The challenges in small volumes get even more complicated with ultra-HPLC (UHPLC). “A consequence of switching from HPLC to UHPLC is that the sample-filtration step becomes the bottleneck,” says Pathirana. “Often the time it takes to filter and get the sample ready to load onto the autosampler is at least equal to the run time of the sample.” In addition, says Pathirana, “filtration of the sample is critical for UHPLC because of the particle size of the media in UHPLC columns.”
Despite those challenges, researchers will continue to make the transition to uHPLC. “The benefit to the customer from switching to UHPLC from HPLC is improved resolution, sensitivity, and speed.” Pathirana says. “However, for the customer to see the full benefit of speed, the sample filtration speed also needs to be improved. This is where we see opportunities to improve the UHPLC workflow.”
For one thing, researchers can use a combined filter and autosampler vial, which GE Healthcare makes for its Mini-UniPrep syringeless filter.
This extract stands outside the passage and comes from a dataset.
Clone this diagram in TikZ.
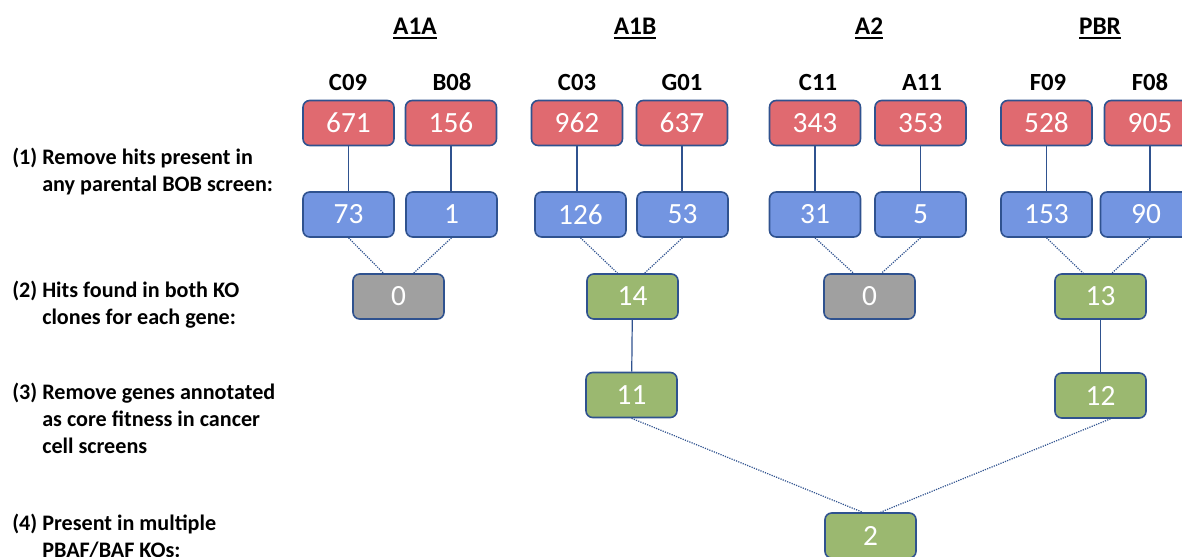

So in one step the sample gets filtered and put into an integrated autosampler vial. This system comes in plastic or glass versions (new Mini- UniPrep G2).
The technology depends on the technique
What a researcher needs when filtering small-volume samples really depends on just what is being done. It depends on the kind of sample and its source; it depends on the question at hand and how it will be analyzed.
Oliver Hyman, a doctoral student at Arizona State University, once filtered samples of pond water—ranging from 60 to 1,000 milliliters—in search of DNA from a pathogen. Hyman says, “I used a small Lure Lok syringe to push the water through a 0.22 micron filter.” This technique provided some clear benefits to Hyman. As he says, “I liked it because it was much simpler than sampling animals.” Still, some technological improvements would have made this work even more effective. As Hyman explains, “It would be nice to have tools—pumps, prefilters, and so on—to help filter more water.”
So even as sample volumes plummet in some research areas, the volume of samples to filter expands. Consequently, the approaches to filtration grow in step. Today, researchers can choose from many approaches, even ones specialized for processes such as UHPLC and high-throughput techniques. Sometimes, the choice depends on the particular scientist doing the work.